Accountability: the practical engine

  • Accountability is the mechanism that turns intention into action.
  • An executive coach is the equivalent of a personal trainer for your life — creates space for big questions and holds you to weekly commitments.
  • A practical alternative: find a like-minded friend. Commit to regular walks or calls where you each discuss goals and progress.
  • A daily journaling practice compounds fast: write your goal at the top of the page, then three actions you'll take today toward it. Do this consistently and you'll accomplish more in three months than in three years without it.
  • Talking activates more of the brain than thinking or writing alone — another reason not to do this work in isolation.

When to quit

  • Quit when you can no longer see the vision and no longer believe in it — especially when that state persists over time.
  • In down periods, excitement is the wrong signal; look instead for bright spots — small things that are working — and scale those.
  • The only true failure is quitting. Setbacks that you keep working through are part of the process.

The internal game

  • External achievements — money, status, exits — don't change how you feel about yourself. They provide relief, not fulfilment.
  • Most of what drives us is a story we wrote at some point about what we need to feel worthy. That story is just a story.
  • Realising this is disorienting at first, then liberating: it returns agency over what actually matters to you.
  • The internal journey is the real one. The external journey is just the surface it plays out on.

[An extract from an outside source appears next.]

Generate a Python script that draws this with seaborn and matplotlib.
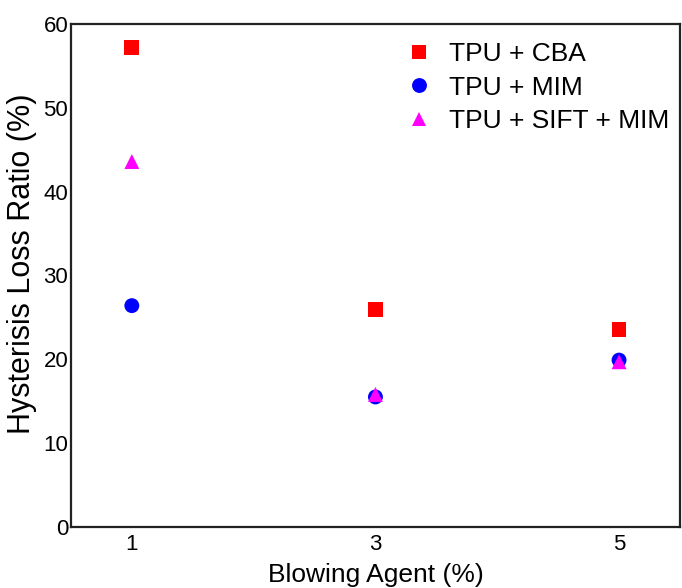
import matplotlib
matplotlib.use("Agg")
import matplotlib.pyplot as plt
import seaborn as sns
import pandas as pd

blowing_agent = [1, 3, 5]
tpu_cba = [57.2, 25.9, 23.6]
tpu_mim = [26.4, 15.5, 19.9]
tpu_sift_mim = [43.6, 15.8, 19.7]
series_names = ["TPU + CBA", "TPU + MIM", "TPU + SIFT + MIM"]
y_ticks = [0, 10, 20, 30, 40, 50, 60]
x_ticks = [1, 3, 5]

sns.set_style("white")
plt.rcParams['font.family'] = ['Liberation Sans', 'DejaVu Sans']
plt.rcParams['text.color'] = 'black'
plt.rcParams['axes.labelcolor'] = 'black'
plt.rcParams['xtick.color'] = 'black'
plt.rcParams['ytick.color'] = 'black'

rows = []
for name, vals in zip(series_names, [tpu_cba, tpu_mim, tpu_sift_mim]):
    for x, v in zip(blowing_agent, vals):
        rows.append({"Blowing Agent": x, "Ratio": v, "Series": name})
df = pd.DataFrame(rows)

fig = plt.figure(figsize=(6.82, 5.88), dpi=100)
ax = fig.add_axes([0.104, 0.104, 0.893, 0.855])

palette = {"TPU + CBA": "#ff0000", "TPU + MIM": "#0000ff", "TPU + SIFT + MIM": "#ff00ff"}
markers = {"TPU + CBA": "s", "TPU + MIM": "o", "TPU + SIFT + MIM": "^"}
sns.scatterplot(data=df, x="Blowing Agent", y="Ratio", hue="Series", style="Series",
                palette=palette, markers=markers, s=115, linewidth=0, ax=ax)

ax.set_xlim(0.5, 5.5)
ax.set_ylim(0, 60)
ax.set_xticks(x_ticks)
ax.set_yticks(y_ticks)
ax.tick_params(axis='y', length=0, labelsize=16, pad=2)
ax.tick_params(axis='x', length=0, labelsize=16, pad=5)
for s in ax.spines.values():
    s.set_color("#222222")
    s.set_linewidth(1.6)
ax.set_xlabel("Blowing Agent (%)", fontsize=19, labelpad=6)
ax.set_ylabel("Hysterisis Loss Ratio (%)", fontsize=22)
ax.yaxis.set_label_coords(-0.055, 0.523)

leg = ax.legend(loc="upper right", bbox_to_anchor=(1.0, 0.985), frameon=False,
                fontsize=19, markerscale=1.0, handletextpad=0.4, labelspacing=0.36,
                borderaxespad=0.0, handlelength=1.5)

fig.savefig("out.png", dpi=100)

Alpine's management-first investing philosophy

  • After analysing hundreds of deals, the single most correlated factor with top performance was placing an Alpine-selected management team inside the company.
  • Philosophy: get the industry right enough, then put a world-class management team in place. That's where the alpha comes from.
  • Alpine built a program to develop CEOs in their late twenties and early thirties — this became a core competitive advantage.